La familia Novoa se había dedicado a la hostelería y la restauración desde el siglo
XIX,
explicó. El embrión de aquella fortuna había sido un modesto hospedaje en el que se servía la mejor comida tradicional de aquella tierra y que estaba situado en lo alto de una ladera que dominaba la bahía de Vigo. El negocio lo había fundado el bisabuelo de Matías, y, gracias a un duro esfuerzo y una no menor capacidad para imaginar el futuro, la familia fue haciendo dinero y consolidando su posición.
Pasaron los años, mudaron los siglos, y los Novoa abrieron una pequeña cadena hotelera y de restaurantes. Pero fue Matías quien fortaleció aquel emporio. Según reveló a Estrela, su familia puso en sus manos dinero, posición y, también, una leyenda. La leyenda que, a la larga, le hizo recluirse en aquel geriátrico esforzándose por pasar inadvertido.
¿Sabía Estrela que Julio Verne amarró su yate en la bahía de Vigo en dos ocasiones? ¿No? Pues así fue. Ese era un dato que podía encontrar en cualquier biografía medianamente informada sobre la vida del prolífico novelista. Pero lo que no encontraría en aquellos libros eran los sucesos que se relataban en la leyenda familiar que, siendo niño, Matías escuchó por vez primera: la leyenda del encuentro de Julio Verne con el mismísimo capitán Nemo en una cala próxima a la bahía de Vigo.

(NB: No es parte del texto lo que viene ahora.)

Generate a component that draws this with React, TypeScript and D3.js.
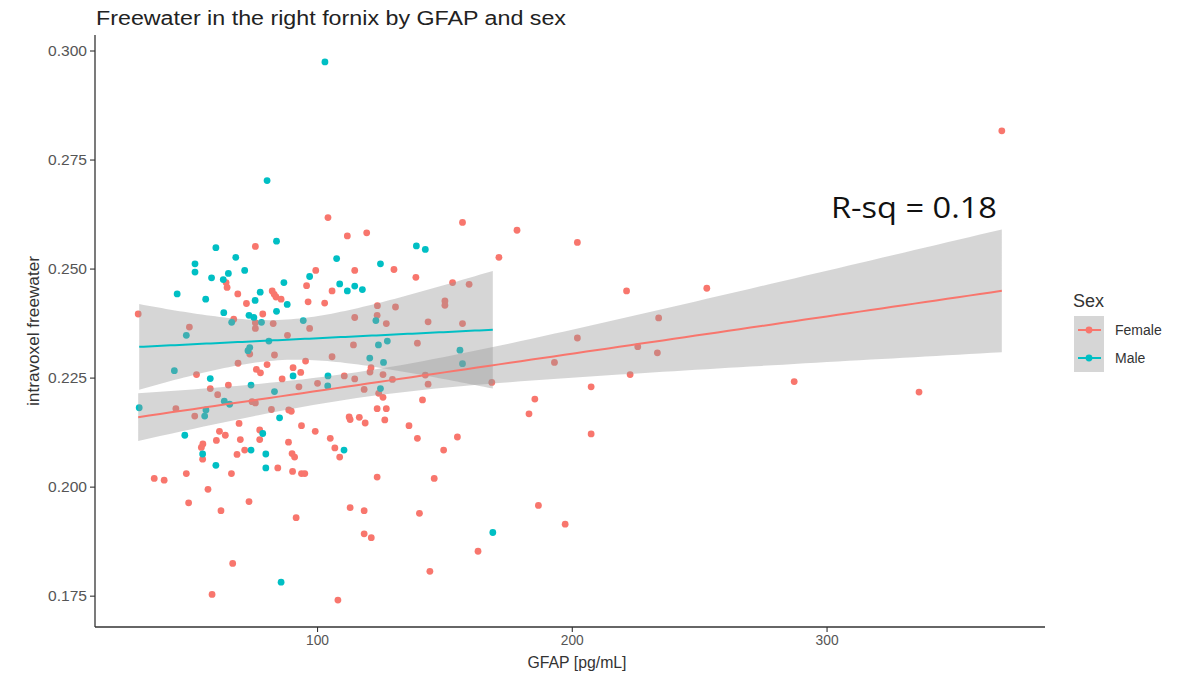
import React, { useEffect } from 'react';
import * as d3 from 'd3';

// ---- Data ----
const femaleGFAP = [
  75.6, 99.3, 64.1, 64.5, 68.7, 72.1, 82.2, 83.0, 83.7, 85.7, 95.7, 96.3, 78.5, 67.1, 75.6, 75.6,
  82.6, 96.9, 49.7, 29.6, 88.2, 73.4, 83.1, 95.3, 68.8, 80.2, 76.0, 77.6, 90.4, 93.4, 52.5, 86.1,
  65.0, 57.9, 92.7, 100.0, 60.8, 74.3, 75.6, 44.4, 51.8, 81.9, 88.7, 89.7, 69.2, 93.7, 99.1, 61.5,
  63.8, 77.3, 60.3, 69.7, 77.3, 88.6, 55.0, 54.4, 71.4, 68.4, 90.0, 91.0, 54.9, 84.4, 66.2, 48.5,
  90.2, 93.7, 95.0, 35.9, 39.8, 57.0, 49.4, 73.1, 62.1, 91.6, 66.7, 58.6,
  104.1, 156.9, 111.7, 119.3, 114.6, 130.0, 138.6, 105.7, 153.0, 159.5, 102.8, 150.0, 150.0, 123.5,
  130.6, 114.6, 123.4, 127.0, 143.4, 156.9, 114.1, 139.2, 105.7, 121.0, 120.6, 110.5, 114.6, 125.7,
  129.4, 118.3, 143.4, 142.3, 124.0, 125.7, 141.2, 123.4, 127.0, 112.4, 112.8, 116.4, 118.7, 126.4,
  135.9, 105.0, 139.2, 154.9,
  106.8, 108.7, 149.5, 123.4, 145.8, 112.8, 118.3, 140.0, 118.3, 121.1, 163.0, 144.1, 108.0,
  178.3, 171.2, 202.0, 221.3, 252.8, 233.9, 202.0, 225.7, 233.4, 193.0, 168.4, 222.7, 207.4, 287.1,
  336.1, 185.3, 183.0, 207.4, 186.7, 197.2, 368.6,
];
const femaleFW = [
  0.2552, 0.2497, 0.2469, 0.2458, 0.2443, 0.2421, 0.2450, 0.2442, 0.2436, 0.2431, 0.2462, 0.2425,
  0.2397, 0.2385, 0.2377, 0.2364, 0.2375, 0.2364, 0.2367, 0.2397, 0.2348, 0.2305, 0.2303, 0.2289,
  0.2284, 0.2281, 0.2270, 0.2262, 0.2274, 0.2263, 0.2258, 0.2248,
  0.2234, 0.2226, 0.2230, 0.2238, 0.2212, 0.2196, 0.2193, 0.2180, 0.2163, 0.2178, 0.2177, 0.2174,
  0.2146, 0.2141, 0.2128, 0.2128, 0.2119, 0.2131, 0.2107, 0.2109, 0.2109, 0.2103, 0.2099, 0.2091,
  0.2085, 0.2075, 0.2077, 0.2069, 0.2064, 0.2044, 0.2031, 0.2031, 0.2036, 0.2031, 0.2031, 0.2020,
  0.2016, 0.1995, 0.1964, 0.1967, 0.1946, 0.1930, 0.1825, 0.1754,
  0.2618, 0.2607, 0.2576, 0.2583, 0.2497, 0.2499, 0.2481, 0.2450, 0.2469, 0.2465, 0.2422, 0.2427,
  0.2417, 0.2416, 0.2413, 0.2389, 0.2394, 0.2375, 0.2379, 0.2375, 0.2326, 0.2330, 0.2299, 0.2274,
  0.2264, 0.2255, 0.2248, 0.2258, 0.2247, 0.2224, 0.2236, 0.2257, 0.2215, 0.2206, 0.2200, 0.2180,
  0.2180, 0.2161, 0.2155, 0.2160, 0.2147, 0.2154, 0.2141, 0.2112, 0.2112, 0.2115,
  0.2090, 0.2069, 0.2085, 0.2023, 0.2020, 0.1953, 0.1946, 0.1940, 0.1893, 0.1884, 0.1853, 0.1807,
  0.1741,
  0.2589, 0.2527, 0.2561, 0.2450, 0.2456, 0.2388, 0.2342, 0.2322, 0.2308, 0.2286, 0.2240, 0.2258,
  0.2230, 0.2242, 0.2218, 0.2202, 0.2168, 0.2122, 0.1958, 0.1915, 0.2817,
];
const maleGFAP = [
  80.2, 83.9, 60.1, 67.9, 51.9, 51.9, 58.4, 65.0, 71.4, 63.0, 44.9, 56.1, 75.5, 77.5, 86.8, 88.1,
  96.9, 63.2, 73.1, 75.0, 83.9, 78.0, 66.3, 94.4, 48.5, 80.9, 73.4, 72.7, 43.8, 57.9, 90.4,
  73.9, 83.1, 63.4, 65.5, 30.0, 56.2, 55.7, 85.1, 47.9, 78.5, 54.9, 73.9, 79.7, 60.1, 79.7, 85.7,
  138.8, 142.3, 107.5, 124.7, 108.7, 111.7, 114.6, 117.6, 122.9, 127.4, 123.9, 120.5, 125.9, 155.9,
  156.9, 104.1, 104.0, 124.7, 110.4, 168.8, 102.9,
];
const maleFW = [
  0.2703, 0.2564, 0.2549, 0.2527, 0.2512, 0.2493, 0.2480, 0.2490, 0.2497, 0.2476, 0.2443, 0.2431,
  0.2428, 0.2447, 0.2469, 0.2419, 0.2483, 0.2400, 0.2394, 0.2389, 0.2403, 0.2378, 0.2378, 0.2382,
  0.2348, 0.2335, 0.2320, 0.2313, 0.2267, 0.2249, 0.2255,
  0.2234, 0.2219, 0.2197, 0.2190, 0.2182, 0.2177, 0.2163, 0.2159, 0.2119, 0.2123, 0.2076, 0.2085,
  0.2076, 0.2050, 0.2044, 0.1782,
  0.2553, 0.2545, 0.2524, 0.2512, 0.2466, 0.2450, 0.2461, 0.2453, 0.2382, 0.2335, 0.2326, 0.2296,
  0.2286, 0.2314, 0.2283, 0.2255, 0.2232, 0.2226, 0.2085, 0.1896, 0.2975,
];

const xTicks = [100, 200, 300];
const yTicks = [0.175, 0.2, 0.225, 0.25, 0.275, 0.3];
const seriesNames = ['Female', 'Male'];
const seriesColors = ['#F8766D', '#00BFC4'];
const titleText = 'Freewater in the right fornix by GFAP and sex';
const xTitle = 'GFAP [pg/mL]';
const yTitle = 'intravoxel freewater';
const legendTitle = 'Sex';
const rsqLabel = 'R-sq = 0.18';

// ---- helpers ----
function t975(df: number) {
  const z = 1.959964;
  return z + (z ** 3 + z) / (4 * df) + (5 * z ** 5 + 16 * z ** 3 + 3 * z) / (96 * df * df);
}

function lmBand(xs: number[], ys: number[], nPts = 80) {
  const n = xs.length;
  const mx = d3.mean(xs) as number;
  const my = d3.mean(ys) as number;
  let sxx = 0, sxy = 0;
  for (let i = 0; i < n; i++) {
    sxx += (xs[i] - mx) ** 2;
    sxy += (xs[i] - mx) * (ys[i] - my);
  }
  const b = sxy / sxx;
  const a = my - b * mx;
  let sse = 0;
  for (let i = 0; i < n; i++) sse += (ys[i] - a - b * xs[i]) ** 2;
  const s2 = sse / (n - 2);
  const t = t975(n - 2);
  const [x0, x1] = d3.extent(xs) as [number, number];
  return d3.range(nPts).map((i) => {
    const x = x0 + ((x1 - x0) * i) / (nPts - 1);
    const fit = a + b * x;
    const se = Math.sqrt(s2 * (1 / n + (x - mx) ** 2 / sxx));
    return { x, fit, lo: fit - t * se, hi: fit + t * se };
  });
}

const W = 1184, H = 675;
const plot = { left: 95, right: 1045, top: 35, bottom: 627 };
const FONT = '"Liberation Sans", Arial, sans-serif';

export default function App() {
  useEffect(() => {
    document.body.style.margin = '0';
  }, []);

  const allX = [...femaleGFAP, ...maleGFAP];
  const allY = [...femaleFW, ...maleFW];
  const [xa, xb] = d3.extent(allX) as [number, number];
  const [ya, yb] = d3.extent(allY) as [number, number];
  const xPad = (xb - xa) * 0.05, yPad = (yb - ya) * 0.05;
  const x = d3.scaleLinear().domain([xa - xPad, xb + xPad]).range([plot.left, plot.right]);
  const y = d3.scaleLinear().domain([ya - yPad, yb + yPad]).range([plot.bottom, plot.top]);

  const groups = [
    { name: seriesNames[0], color: seriesColors[0], xs: femaleGFAP, ys: femaleFW },
    { name: seriesNames[1], color: seriesColors[1], xs: maleGFAP, ys: maleFW },
  ];
  const bands = groups.map((g) => lmBand(g.xs, g.ys));
  const area = d3.area<any>().x((d) => x(d.x)).y0((d) => y(d.lo)).y1((d) => y(d.hi));
  const line = d3.line<any>().x((d) => x(d.x)).y((d) => y(d.fit));

  const legendX = 1074, legendY0 = 316, keyW = 30, keyH = 28;

  return (
    <svg width={W} height={H} style={{ position: 'absolute', left: 0, top: 0, background: '#fff' }}>
      <rect x={0} y={0} width={W} height={H} fill="#fff" />
      {/* title */}
      <text x={96} y={25} fontFamily={FONT} fontSize={20} fill="#222" textLength={470} lengthAdjust="spacingAndGlyphs">
        {titleText}
      </text>

      {/* points */}
      {groups.map((g) =>
        g.xs.map((v, i) => (
          <circle key={g.name + i} cx={x(v)} cy={y(g.ys[i])} r={3.4} fill={g.color} />
        ))
      )}

      {/* ribbons */}
      {bands.map((b, i) => (
        <path key={'band' + i} d={area(b) as string} fill="#999999" fillOpacity={0.4} />
      ))}
      {/* fit lines */}
      {bands.map((b, i) => (
        <path key={'line' + i} d={line(b) as string} fill="none" stroke={groups[i].color} strokeWidth={2} />
      ))}

      {/* axes */}
      <line x1={plot.left} x2={plot.left} y1={plot.top} y2={plot.bottom} stroke="#333" strokeWidth={1.3} />
      <line x1={plot.left} x2={plot.right} y1={plot.bottom} y2={plot.bottom} stroke="#333" strokeWidth={1.3} />
      {yTicks.map((t) => (
        <g key={'yt' + t}>
          <line x1={plot.left - 5} x2={plot.left} y1={y(t)} y2={y(t)} stroke="#333" strokeWidth={1.1} />
          <text x={plot.left - 8} y={y(t)} dy="0.36em" textAnchor="end" fontFamily={FONT} fontSize={14} fill="#555"
            textLength={39} lengthAdjust="spacingAndGlyphs">
            {d3.format('.3f')(t)}
          </text>
        </g>
      ))}
      {xTicks.map((t) => (
        <g key={'xt' + t}>
          <line x1={x(t)} x2={x(t)} y1={plot.bottom} y2={plot.bottom + 5} stroke="#333" strokeWidth={1.1} />
          <text x={x(t)} y={plot.bottom + 18} textAnchor="middle" fontFamily={FONT} fontSize={15} fill="#555"
            textLength={23} lengthAdjust="spacingAndGlyphs">
            {String(t)}
          </text>
        </g>
      ))}
      <text x={577} y={668} textAnchor="middle" fontFamily={FONT} fontSize={17} fill="#333" textLength={99} lengthAdjust="spacingAndGlyphs">
        {xTitle}
      </text>
      <text transform={`translate(39,${(plot.top + plot.bottom) / 2}) rotate(-90)`} textAnchor="middle" fontFamily={FONT}
        fontSize={16} fill="#333" textLength={150} lengthAdjust="spacingAndGlyphs">
        {yTitle}
      </text>

      {/* R-sq annotation */}
      <text x={831} y={218} fontFamily={'"Open Sans", "Noto Sans", sans-serif'} fontSize={30} fill="#111" textLength={166} lengthAdjust="spacingAndGlyphs">
        {rsqLabel}
      </text>

      {/* legend */}
      <text x={1073} y={307} fontFamily={FONT} fontSize={18} fill="#333">{legendTitle}</text>
      {groups.map((g, i) => {
        const cy = legendY0 + keyH * i + keyH / 2;
        return (
          <g key={'lg' + i}>
            <rect x={legendX} y={legendY0 + keyH * i} width={keyW} height={keyH} fill="#999999" fillOpacity={0.4} />
            <line x1={legendX + 4} x2={legendX + keyW - 3} y1={cy} y2={cy} stroke={g.color} strokeWidth={2} />
            <circle cx={legendX + keyW / 2} cy={cy} r={3.4} fill={g.color} />
            <text x={1115} y={cy} dy="0.36em" fontFamily={FONT} fontSize={14} fill="#333">{g.name}</text>
          </g>
        );
      })}
    </svg>
  );
}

Antes de que Estrela pudiera objetar nada, Matías Novoa relató cómo en 1878 el yate
Saint-Michel III
echó amarras en Vigo. Verne y los invitados que con él viajaban a bordo fueron agasajados en la ciudad. Las autoridades invitaron a cenar al insigne escritor, y el establecimiento elegido para la ocasión fue, precisamente, el que regentaba el antepasado de Matías.
Fue allí donde Francisco Novoa, el bisabuelo del relato, conoció al escritor francés. De no haber mediado aquel afortunado encuentro, posiblemente el viejo Novoa no hubiera prestado atención a lo que sucedió una noche después de aquella cena de gala.
Francisco había ido a pescar a la costa al atardecer, tal y como acostumbraba en los días de primavera más benignos. No le importaba tanto conseguir buenas piezas como disfrutar de la luz rosada del sol pintando la línea del horizonte y paladear la sensación de soledad. Como la pesca era una simple excusa, Francisco se durmió aquella tarde escuchando el murmullo de las olas. Cuando despertó, había anochecido y tenía el cuerpo entumecido por la humedad. Respiró con deleite el aroma del salitre y enderezó su cuerpo. Después, echó a andar de regreso al negocio que era su vida.